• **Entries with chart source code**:
** Start **

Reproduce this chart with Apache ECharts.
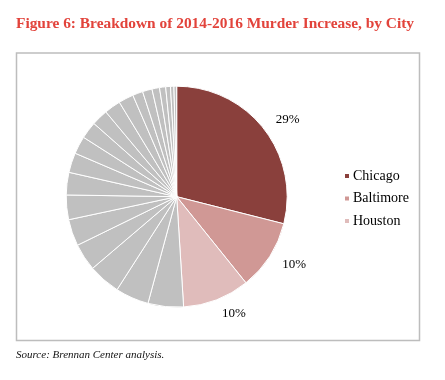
<!DOCTYPE html>
<html>
<head>
<meta charset="utf-8">
<script src="https://cdn.jsdelivr.net/npm/echarts@6/dist/echarts.min.js"></script>
<style>html,body{margin:0;padding:0;background:#fff;}#c{width:445px;height:380px;}</style>
</head>
<body>
<div id="c"></div>
<script>
// Data (percent share of 2014-2016 murder increase)
const cities = ['Chicago', 'Baltimore', 'Houston'];
const cityValues = [29.0, 10.3, 9.8];
const otherValues = [5.2, 4.9, 4.7, 4.0, 3.9, 3.6, 3.3, 2.9, 2.6, 2.5, 2.4, 2.4, 2.2, 1.5, 1.4, 1.1, 0.9, 0.7, 0.5, 0.4];
const cityColors = ['#8A403C', '#D09895', '#E0BCBB'];
const otherColor = '#C0C0C0';

const data = [];
cities.forEach((c, i) => data.push({
  name: c, value: cityValues[i],
  itemStyle: { color: cityColors[i] },
  label: { show: true }
}));
otherValues.forEach((v, i) => data.push({
  name: 'Other city ' + (i + 1), value: v,
  itemStyle: { color: otherColor },
  label: { show: false }
}));

const chart = echarts.init(document.getElementById('c'), null, { renderer: 'canvas' });
chart.setOption({
  animation: false,
  backgroundColor: '#fff',
  title: [{
    text: 'Figure 6: Breakdown of 2014-2016 Murder Increase, by City',
    left: 11, top: 12,
    textStyle: { fontFamily: 'Liberation Serif', fontWeight: 'bold', fontSize: 15.4, color: '#E2433B' }
  }, {
    text: 'Source: Brennan Center analysis.',
    left: 11, top: 345,
    textStyle: { fontFamily: 'Liberation Serif', fontStyle: 'italic', fontWeight: 'normal', fontSize: 11, color: '#111' }
  }],
  graphic: [{
    type: 'rect',
    shape: { x: 16.5, y: 53, width: 403, height: 287.5 },
    style: { fill: 'none', stroke: '#BDBDBD', lineWidth: 1.5 },
    z: 0
  }],
  legend: {
    data: cities,
    orient: 'vertical',
    left: 338, top: 164,
    itemWidth: 6, itemHeight: 6,
    itemGap: 8.5,
    icon: 'rect',
    textStyle: { fontFamily: 'Liberation Serif', fontSize: 14, color: '#000', padding: [0, 0, 0, -2] }
  },
  series: [{
    type: 'pie',
    center: [176.7, 196.7],
    radius: 110.5,
    startAngle: 90,
    clockwise: true,
    avoidLabelOverlap: false,
    data: data,
    itemStyle: { borderColor: '#fff', borderWidth: 1 },
    label: {
      position: 'outside',
      distanceToLabelLine: 0,
      formatter: p => Math.round(p.percent) + '%',
      fontFamily: 'Liberation Serif', fontSize: 13, color: '#000'
    },
    labelLine: { show: false, length: 15, length2: 0 },
    emphasis: { disabled: true }
  }]
});
</script>
</body>
</html>
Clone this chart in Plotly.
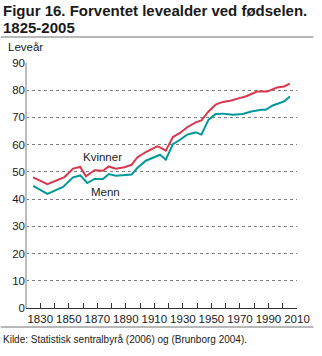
import plotly.graph_objects as go

years_k = [1825, 1835, 1847, 1853, 1858, 1862, 1868, 1874, 1878, 1883, 1889, 1894, 1898, 1904, 1912, 1914, 1918, 1923, 1928, 1933, 1939, 1943, 1948, 1953, 1958, 1964, 1969, 1974, 1978, 1982, 1989, 1996, 2001, 2005]
kvinner = [48.0, 45.5, 48.1, 51.2, 51.8, 48.4, 50.6, 50.4, 52.0, 51.2, 51.7, 52.6, 55.3, 57.3, 59.4, 59.0, 57.8, 62.8, 64.3, 66.4, 68.2, 68.9, 72.2, 74.7, 75.7, 76.2, 77.0, 77.7, 78.6, 79.5, 79.5, 81.0, 81.4, 82.4]

years_m = [1825, 1835, 1846, 1853, 1858, 1863, 1868, 1874, 1878, 1883, 1894, 1898, 1904, 1912, 1914, 1918, 1923, 1928, 1933, 1939, 1943, 1948, 1953, 1958, 1965, 1972, 1978, 1985, 1988, 1993, 1998, 2001, 2005]
menn = [44.9, 41.9, 44.5, 48.0, 48.7, 45.9, 47.4, 47.4, 49.2, 48.6, 49.0, 51.4, 54.1, 56.0, 56.3, 54.5, 60.2, 61.8, 63.7, 64.5, 63.7, 69.2, 71.3, 71.4, 71.0, 71.3, 72.2, 72.8, 72.8, 74.4, 75.5, 75.9, 77.7]

x_ticks = list(range(1830, 2011, 10))
x_labels = [str(y) if (y - 1830) % 20 == 0 else "" for y in x_ticks]
y_ticks = list(range(0, 91, 10))

W, H = 322, 356
ML, MR, MT, MB = 26, 17, 63, 48
PW, PH = W - ML - MR, H - MT - MB

def px(x):
    return (x - ML) / PW

def py(y):
    return (H - MB - y) / PH

FONT = "Liberation Sans, Arial, sans-serif"
RED = "#d7384e"
TEAL = "#00999b"

fig = go.Figure()
fig.add_trace(go.Scatter(x=years_k, y=kvinner, mode="lines", name="Kvinner",
                         line=dict(color=RED, width=2)))
fig.add_trace(go.Scatter(x=years_m, y=menn, mode="lines", name="Menn",
                         line=dict(color=TEAL, width=2)))

fig.update_layout(
    width=W, height=H,
    margin=dict(l=ML, r=MR, t=MT, b=MB, pad=0),
    paper_bgcolor="white", plot_bgcolor="white",
    showlegend=False,
    font=dict(family=FONT, size=11, color="#1a1a1a"),
    xaxis=dict(range=[1820, 2010], tickvals=x_ticks, ticktext=x_labels,
               ticks="inside", ticklen=5, tickcolor="#333333", tickwidth=1,
               showgrid=False, zeroline=False, showline=True,
               linecolor="#333333", linewidth=1,
               tickfont=dict(size=11.5, family=FONT, color="#1a1a1a")),
    yaxis=dict(range=[0, 90], tickvals=y_ticks, ticks="",
               showgrid=True, gridcolor="#808080", griddash="dot", gridwidth=1,
               zeroline=False, showline=False,
               tickfont=dict(size=11.5, family=FONT, color="#1a1a1a")),
)

# left axis line (light grey)
fig.add_shape(type="line", xref="paper", yref="paper", x0=0, x1=0, y0=0, y1=1,
              line=dict(color="#bdbdbd", width=2))
# separator lines
fig.add_shape(type="line", xref="paper", yref="paper", x0=px(0), x1=px(322),
              y0=py(37), y1=py(37), line=dict(color="#a0a0a0", width=1.5))
fig.add_shape(type="line", xref="paper", yref="paper", x0=px(0), x1=px(322),
              y0=py(327), y1=py(327), line=dict(color="#a0a0a0", width=1.5))

fig.add_annotation(text="<b>Figur 16. Forventet levealder ved fødselen.</b>",
                   xref="paper", yref="paper", x=px(0), y=py(0), xanchor="left",
                   yanchor="top", showarrow=False,
                   font=dict(size=15, family=FONT, color="#1a1a1a"))
fig.add_annotation(text="<b>1825-2005</b>",
                   xref="paper", yref="paper", x=px(0), y=py(17), xanchor="left",
                   yanchor="top", showarrow=False,
                   font=dict(size=15, family=FONT, color="#1a1a1a"))
fig.add_annotation(text="Leveår", xref="paper", yref="paper", x=px(5), y=py(39),
                   xanchor="left", yanchor="top", showarrow=False,
                   font=dict(size=11.5, family=FONT, color="#1a1a1a"))
fig.add_annotation(text="Kilde: Statistisk sentralbyrå (2006) og (Brunborg 2004).",
                   xref="paper", yref="paper", x=px(0), y=py(332), xanchor="left",
                   yanchor="top", showarrow=False,
                   font=dict(size=10, family=FONT, color="#1a1a1a"))
fig.add_annotation(text="Kvinner", x=1873.5, y=55.5, showarrow=False,
                   font=dict(size=11.5, family=FONT, color="#1a1a1a"))
fig.add_annotation(text="Menn", x=1876, y=42.6, showarrow=False,
                   font=dict(size=11.5, family=FONT, color="#1a1a1a"))

fig.write_html("out.html")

** End **

• **Short exercise**: In the material above, find the lines that contain "this" and show them.

• **Exercise result**:
Reproduce this chart with Apache ECharts.
Clone this chart in Plotly.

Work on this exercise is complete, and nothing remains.